On 29/07/2022 19:10, Sudarshan S Chawathe wrote:
In brief, uniq seems to treat lines containing only spaces differently
when given the -f 1 option (compared to when given -f 0 or no -f
option). My question is: Is this behavior intentional (or is it a bug
in the implementation or docs)? I find it difficult to reconcile with
my understanding of the docs.
In more detail, consider a file in.txt with the following contents
(which can be reconstructed based on the descriptive line if mangled by
mailers):
Next 5 lines have, resp., 1, 2, 1, 2, and 1, blanks:
Last line
Given this input, the output of 'uniq -u -f 1 in.txt' is different from
that of 'uniq -u in.txt' and 'uniq -u -f 0 in.txt'. (With -f 1, the
blanks-only lines are all removed, but not so with the others.)

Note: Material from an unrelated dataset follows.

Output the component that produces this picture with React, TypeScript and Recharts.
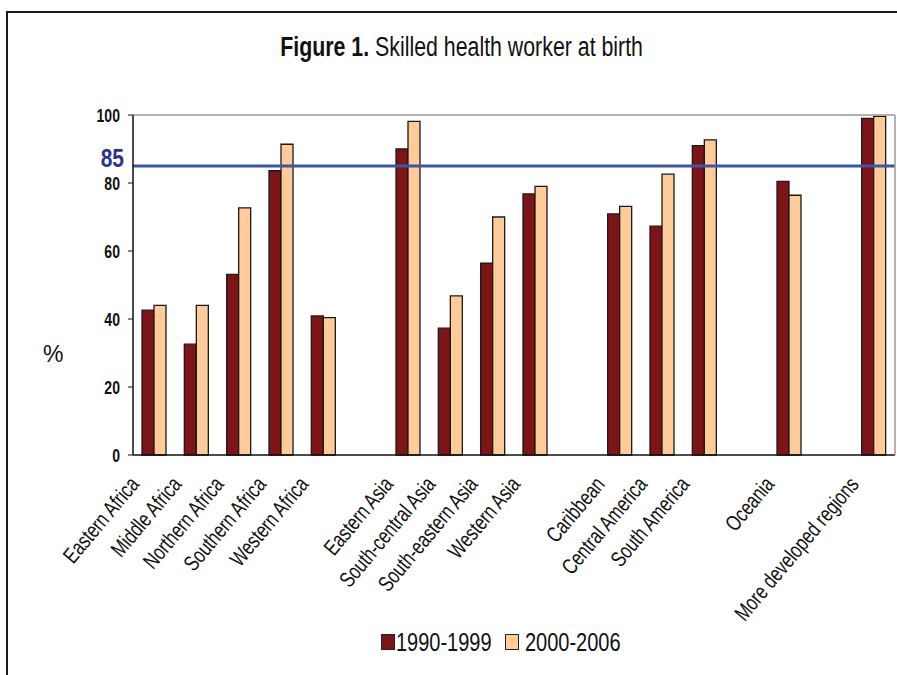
import React from 'react'
import { BarChart, Bar, XAxis, YAxis, ReferenceLine, Legend, Label } from 'recharts'

// regions, with blank slots that separate the continent groups
const regions = [
  'Eastern Africa', 'Middle Africa', 'Northern Africa', 'Southern Africa', 'Western Africa', '',
  'Eastern Asia', 'South-central Asia', 'South-eastern Asia', 'Western Asia', '',
  'Caribbean', 'Central America', 'South America', '',
  'Oceania', '',
  'More developed regions',
]
const p1990 = [42.6, 32.6, 53.1, 83.6, 40.9, null, 90.0, 37.3, 56.4, 76.8, null, 70.9, 67.3, 91.0, null, 80.5, null, 99.0]
const p2000 = [44.0, 44.0, 72.7, 91.4, 40.4, null, 98.1, 46.8, 70.0, 79.0, null, 73.1, 82.6, 92.7, null, 76.4, null, 99.6]
const yTicks = [0, 20, 40, 60, 80, 100]
const target = 85

const seriesNames = ['1990-1999', '2000-2006']
const colors = ['#7F1416', '#FFCC99']

// no condensed Helvetica here: squeeze Liberation Sans instead
const FONT = '"Liberation Sans", Arial, sans-serif'

const data = regions.map((name, i) => ({ name, a: p1990[i], b: p2000[i] }))

function RegionTick(props: any) {
  const { x, y, payload } = props
  return (
    <text
      transform={`translate(${x - 14},${y + 30}) rotate(-50) scale(0.76,1)`}
      textAnchor="end"
      fontFamily={FONT}
      fontSize={22}
      fill="#111"
    >
      {payload.value}
    </text>
  )
}

function ValueTick(props: any) {
  const { x, y, payload } = props
  return (
    <text
      transform={`translate(${x},${y}) scale(0.74,1)`}
      dy="0.36em"
      textAnchor="end"
      fontFamily={FONT}
      fontSize={19}
      fontWeight={700}
      fill="#111"
    >
      {payload.value}
    </text>
  )
}

function LegendBox() {
  const items = [{ box: 1, text: 16 }, { box: 125, text: 145 }]
  return (
    <svg width={260} height={30} style={{ display: 'block' }}>
      {seriesNames.map((s, i) => (
        <g key={s}>
          <rect x={items[i].box + 0.5} y={7.5} width={13} height={15} fill={colors[i]} stroke="#222" strokeWidth={1} />
          <text
            transform={`translate(${items[i].text},24) scale(0.8,1)`}
            fontFamily={FONT}
            fontSize={25}
            fill="#111"
          >
            {s}
          </text>
        </g>
      ))}
    </svg>
  )
}

export default function App() {
  return (
    <div style={{ position: 'absolute', left: 0, top: 0, width: 897, height: 675, background: '#fff' }}>
      <div style={{ position: 'absolute', left: 6, top: 11, width: 891, height: 664, borderLeft: '2px solid #1a1a1a', borderTop: '2px solid #1a1a1a' }} />
      <div style={{ position: 'absolute', left: 0, width: 924, top: 32, textAlign: 'center', fontFamily: FONT, fontSize: 27, color: '#111', whiteSpace: 'nowrap' }}>
        <span style={{ display: 'inline-block', transform: 'scaleX(0.79)' }}>
          <b>Figure 1.</b> Skilled health worker at birth
        </span>
      </div>
      <BarChart
        width={897}
        height={675}
        data={data}
        margin={{ top: 115, right: 1, bottom: 18, left: 0 }}
        barCategoryGap={9}
        barGap={0}
        style={{ position: 'absolute', left: 0, top: 0 }}
      >
        <XAxis
          dataKey="name"
          interval={0}
          tickSize={0}
          tickMargin={0}
          tickLine={false}
          height={172}
          axisLine={{ stroke: '#111', strokeWidth: 1.5 }}
          tick={<RegionTick />}
        />
        <YAxis
          domain={[0, 100]}
          ticks={yTicks}
          width={133}
          tickSize={5}
          tickMargin={8}
          axisLine={{ stroke: '#111', strokeWidth: 1.5 }}
          tickLine={{ stroke: '#111' }}
          tick={<ValueTick />}
        >
          <Label
            content={({ viewBox }: any) => (
              <text x={viewBox.x + 43} y={viewBox.y + 247} fontFamily={FONT} fontSize={23} fill="#111">%</text>
            )}
          />
        </YAxis>
        <YAxis yAxisId="frame" orientation="right" domain={[0, 100]} width={1} tick={false} tickLine={false} axisLine={{ stroke: '#9a9a9a', strokeWidth: 1.5 }} />
        <ReferenceLine y={100} stroke="#9a9a9a" strokeWidth={1.5} />
        <Bar dataKey="a" name={seriesNames[0]} fill={colors[0]} stroke="#1a1a1a" strokeWidth={1.3} isAnimationActive={false} />
        <Bar dataKey="b" name={seriesNames[1]} fill={colors[1]} stroke="#1a1a1a" strokeWidth={1.3} isAnimationActive={false} />
        <ReferenceLine
          y={target}
          stroke="#3A56A8"
          strokeWidth={3}
          label={({ viewBox }: any) => (
            <text
              transform={`translate(${viewBox.x - 9},${viewBox.y + 1}) scale(0.84,1)`}
              textAnchor="end"
              fontFamily={FONT}
              fontSize={25}
              fontWeight={700}
              fill="#2E3192"
            >
              {target}
            </text>
          )}
        />
        <Legend
          verticalAlign="bottom"
          content={() => <LegendBox />}
          wrapperStyle={{ left: 380, width: 260, height: 30 }}
        />
      </BarChart>
    </div>
  )
}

I tested the above originally on the uniq from coreutils 8.32 but later
also on 9.1.42 (built from the git sources I just pulled a short while
ago) and both versions exhibit the same behavior.
Regards,
More succinctly:
$ printf '%s\n' first blah ' ' ' ' 'l ast' | uniq -f1
first
l ast
I.e. skipping one field will compare all but the 'l ast' line as equal.
This is operating as per the POSIX standard which states:
"Ignore the first fields fields on each input line when doing comparisons,
where fields is a positive decimal integer. A field is the maximal string
matched by the basic regular expression:
[[:blank:]]*[^[:blank:]]*
If the fields option-argument specifies more fields than appear on an input
line,
a null string shall be used for comparison."
thanks,
Pádraig